Cultura

Crónicas marplatenses: Intimidad

Un retrato de un día de playa, desde una mirada que se detiene en todo lo que sucede sobre el mar y la arena para revelar los modos en que lo público expone lo privado.

Por Ana Luz Arrieta

La malla que aprieta y la señora mueve sus dedos como si el cuerpo fuera un instrumento, toca acá y allá, intentando descansar del elástico. A un bebé le cambian el pañal mientras su padre lo sostiene, la madre con muecas y movimientos de cabeza intenta que no llore. Suena el silbato del guardavida, más seguido de lo que quisieran porque además de hacerlo sonar se tienen que bajar de la garita para recordar que la bandera roja indica el límite, hasta dónde pueden nadar. Un perro corre y salta las olas en busca de la pelota que le tira su dueño. La marea hoy está baja. Un adolescente pasa con un detector de metales, responde negando con la cabeza ante la pregunta de otro sobre si encontró algo. Es viernes y hace 28 grados.

Hay una madre con sus dos hijos. Ella luce anteojos negros, pelo con rulos y camina con la arena metiéndose entre sus crocs y cada pisada es con fuerza como si quisiera que la arena no la toque, así que el próximo adelanto de pie pisa como si debajo hubiera cemento o como si necesitara remarcar esa pisada, y mientras su boca cerrada, la cabeza gacha, una mano sostiene la sombrilla y en otra el puño está cerrado. El hijo varón también camina en silencio, con la almohada pegada en la cara, el pelo amotinado, mira hacia abajo. La hija es la única que mira hacia al frente, al costado, mueve su pelo con las manos, hace muecas con la boca, y revolea los ojos.
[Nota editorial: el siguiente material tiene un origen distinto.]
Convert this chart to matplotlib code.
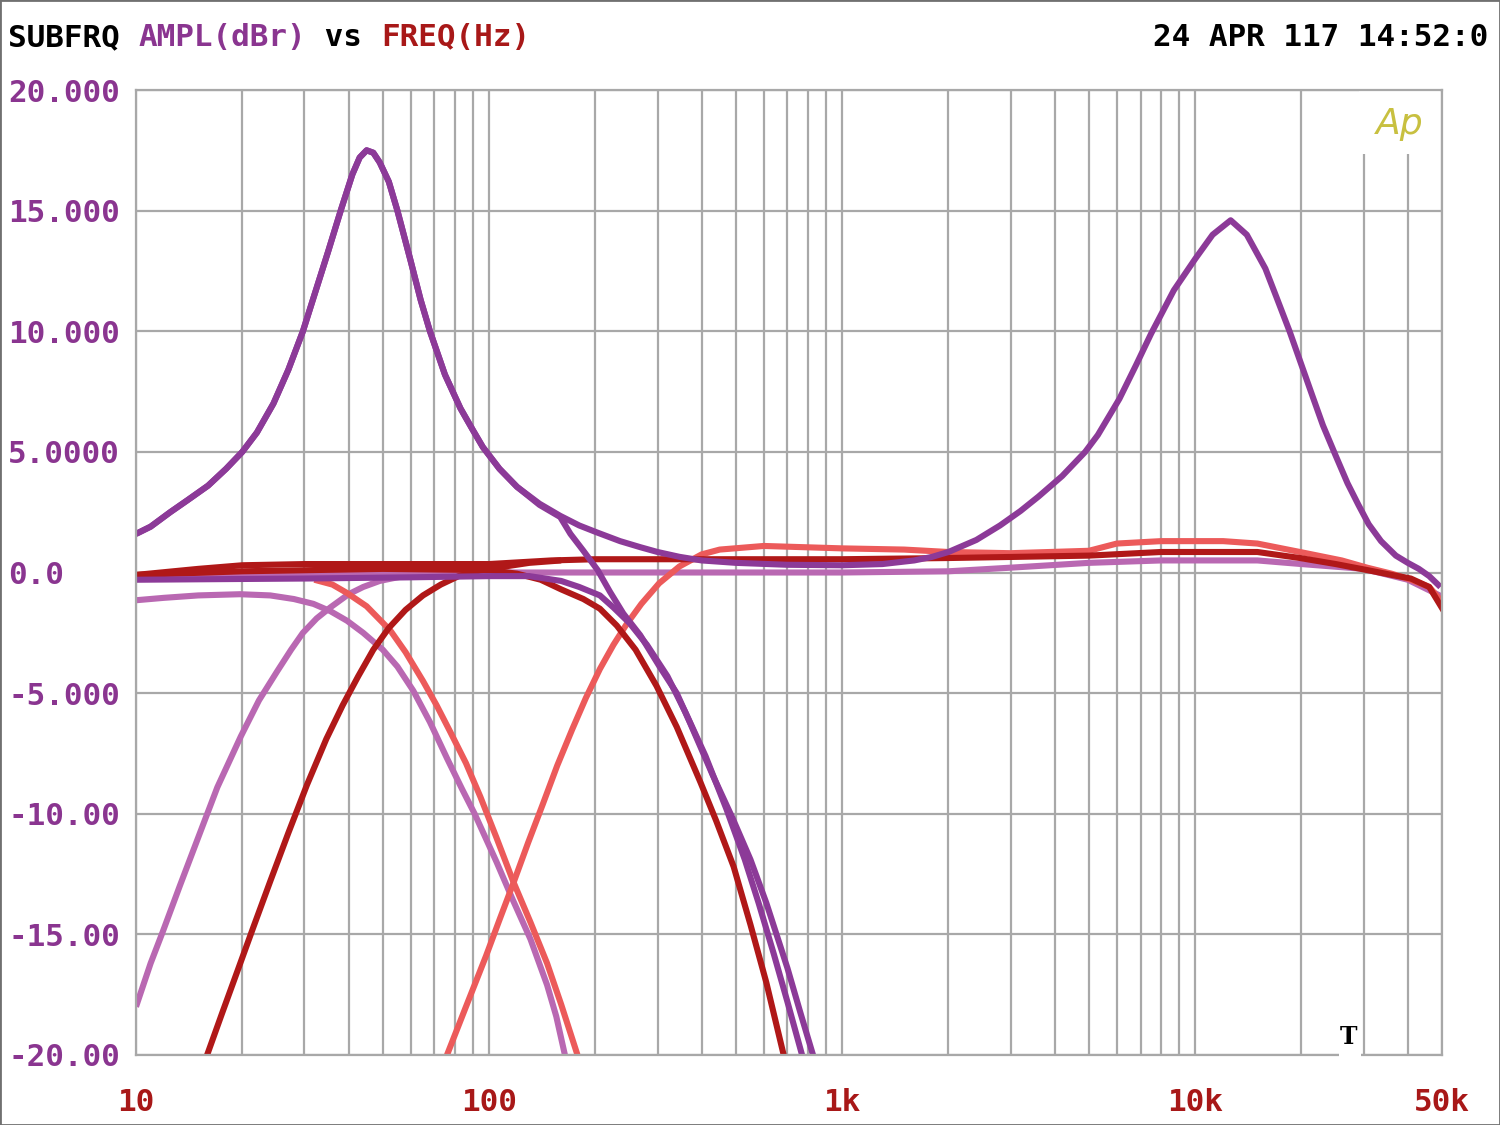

Mientras la madre desenvuelve la sombrilla, el suspiro de la hija da inicio:

—No seas cínica, te pedí un horario.

—Y lo cumplí, mamá.

—¡Te cambiaste tres veces!

—Una sola vez la remera.

—Hoy es el día que más me hiciste renegar.
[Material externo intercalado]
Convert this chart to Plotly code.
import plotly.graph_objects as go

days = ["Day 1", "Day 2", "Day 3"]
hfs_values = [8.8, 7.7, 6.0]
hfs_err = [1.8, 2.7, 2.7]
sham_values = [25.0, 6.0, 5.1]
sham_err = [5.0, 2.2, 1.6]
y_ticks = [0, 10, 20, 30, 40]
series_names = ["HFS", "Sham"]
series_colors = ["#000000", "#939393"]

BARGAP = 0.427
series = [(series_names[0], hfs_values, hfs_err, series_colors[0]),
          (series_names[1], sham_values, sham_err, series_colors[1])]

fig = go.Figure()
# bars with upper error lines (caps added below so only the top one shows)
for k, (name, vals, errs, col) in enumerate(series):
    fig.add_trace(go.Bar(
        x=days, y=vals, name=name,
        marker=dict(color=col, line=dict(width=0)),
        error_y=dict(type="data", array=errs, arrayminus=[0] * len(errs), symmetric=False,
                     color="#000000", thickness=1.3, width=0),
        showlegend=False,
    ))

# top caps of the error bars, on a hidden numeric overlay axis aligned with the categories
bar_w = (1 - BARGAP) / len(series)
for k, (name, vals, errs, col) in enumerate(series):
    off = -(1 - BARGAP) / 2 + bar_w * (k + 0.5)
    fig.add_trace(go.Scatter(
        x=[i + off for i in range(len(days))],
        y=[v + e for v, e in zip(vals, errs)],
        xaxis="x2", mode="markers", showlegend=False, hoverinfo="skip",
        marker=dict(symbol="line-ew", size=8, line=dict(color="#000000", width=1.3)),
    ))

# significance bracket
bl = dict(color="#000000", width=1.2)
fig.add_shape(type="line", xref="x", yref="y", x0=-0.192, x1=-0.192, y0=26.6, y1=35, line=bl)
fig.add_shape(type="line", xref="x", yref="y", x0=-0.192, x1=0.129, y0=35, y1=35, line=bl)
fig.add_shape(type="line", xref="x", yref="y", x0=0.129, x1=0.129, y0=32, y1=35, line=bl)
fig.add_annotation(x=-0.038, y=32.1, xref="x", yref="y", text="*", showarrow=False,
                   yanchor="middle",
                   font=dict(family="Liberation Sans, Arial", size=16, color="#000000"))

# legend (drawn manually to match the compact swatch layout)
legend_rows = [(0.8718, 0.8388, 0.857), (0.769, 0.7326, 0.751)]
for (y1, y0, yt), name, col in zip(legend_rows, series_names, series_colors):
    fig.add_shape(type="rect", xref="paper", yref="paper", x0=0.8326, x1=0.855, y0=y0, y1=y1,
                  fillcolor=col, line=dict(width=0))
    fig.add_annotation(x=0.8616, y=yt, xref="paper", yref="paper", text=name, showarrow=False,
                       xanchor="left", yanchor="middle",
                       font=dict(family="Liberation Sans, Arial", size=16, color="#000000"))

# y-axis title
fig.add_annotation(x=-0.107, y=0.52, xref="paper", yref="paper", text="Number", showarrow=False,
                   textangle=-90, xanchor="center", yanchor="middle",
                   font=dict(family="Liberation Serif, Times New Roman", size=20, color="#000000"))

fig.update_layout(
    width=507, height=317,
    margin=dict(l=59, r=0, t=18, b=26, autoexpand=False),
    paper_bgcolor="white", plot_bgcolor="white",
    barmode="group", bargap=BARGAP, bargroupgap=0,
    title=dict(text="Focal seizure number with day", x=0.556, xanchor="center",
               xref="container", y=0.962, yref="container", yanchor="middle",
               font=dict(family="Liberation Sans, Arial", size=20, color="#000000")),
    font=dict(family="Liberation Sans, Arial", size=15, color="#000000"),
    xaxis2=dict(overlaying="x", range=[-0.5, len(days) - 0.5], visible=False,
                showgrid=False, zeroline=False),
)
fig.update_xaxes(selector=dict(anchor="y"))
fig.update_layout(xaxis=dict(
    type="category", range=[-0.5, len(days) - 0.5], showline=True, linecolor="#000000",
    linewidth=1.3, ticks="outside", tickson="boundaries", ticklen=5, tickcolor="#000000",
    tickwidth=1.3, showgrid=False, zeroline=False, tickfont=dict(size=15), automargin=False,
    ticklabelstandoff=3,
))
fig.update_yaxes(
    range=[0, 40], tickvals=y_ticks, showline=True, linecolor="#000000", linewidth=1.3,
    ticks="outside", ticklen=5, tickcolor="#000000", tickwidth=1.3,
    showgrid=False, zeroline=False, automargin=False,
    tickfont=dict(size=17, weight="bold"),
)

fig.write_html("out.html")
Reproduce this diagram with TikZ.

—Y qué querés, ¿que te aplauda?

—No seas cínica, te dije.

Los vendedores transpiran y gritan. Sus voces se respetan, mientras uno grita, el otro calla. Después a la inversa: hay agua mineral, hay coca, sprite, bebida fría, coca, coca.

Hay una pareja. No superan los 30 años. Son las tres de la tarde y cada uno carga en sus brazos una bebé, son mellizas. No tienen sombrilla aunque cada integrante lleva puesto pilusos. Ella despliega una manta por la arena, y se sientan los cuatro. En un momento, él se levanta y se retira. Después de un rato, regresa a sentarse en la manta, cargando en las manos un litro de leche. Ella comienza a mover las manos, parecen señal de queja, él toma una llave y vuelve a caminar bajo el sol otros pasos. La madre hace movimientos de manos a las bebés. Al regresar otra vez, él no carga ya un litro de leche sino la lata de Nutrilon. La mujer ya no le mira a los ojos, solo toma la lata y comienza a preparar las mamaderas. Él se retira por tercera vez, pero en dirección al mar.
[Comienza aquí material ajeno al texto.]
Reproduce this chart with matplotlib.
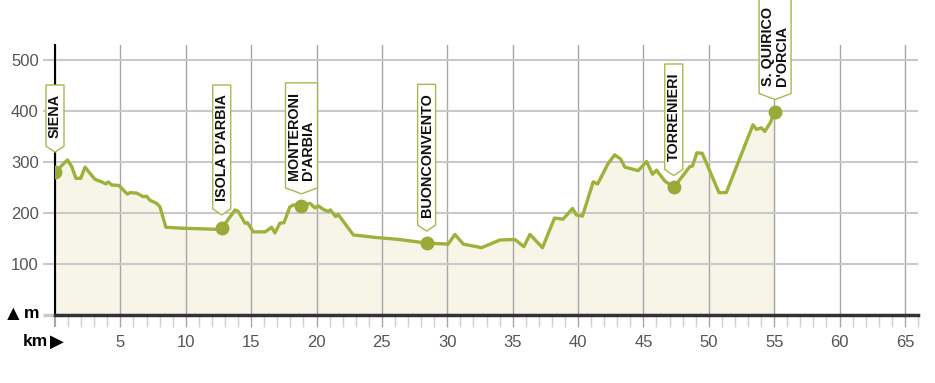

Ya son las seis de la tarde. El viento sur obliga a cada familia a arrimarse un poco más entre sí.

Hay una abuela. Mira hacia sus costados, el sol no le llega en la reposera donde está sentada, así que con bastante esfuerzo, se levanta y la arrastra hacia donde el acantilado no le tape el sol. Llega su marido y le coloca la campera. Ambos quedan mirando en dirección al mar, hacia la derecha y a la izquierda, buscan, los movimientos no cesan. Un rato después, dejan la mirada fija en su hija que aparece con el nieto, mojados, y la abuela le dice:

—¿Podemos volver?

— Pero mamá, Agustín no se secó y es temprano.

Se corren unos centímetros y las voces de ellas son lejanas. Mientras la hija mueve sus manos, hace gestos negando con la cabeza, la abuela parece que solo escucha. Tiene sus manos en la cadera, imagen de resignada. Alrededor, el abuelo junta las reposeras y el nieto lo ayuda, ambos hacen silencio.

Viernes, 23 de febrero, Mar del Plata, provincia de Buenos Aires. Lo público expone lo privado y la playa es una gran fiesta de exposiciones.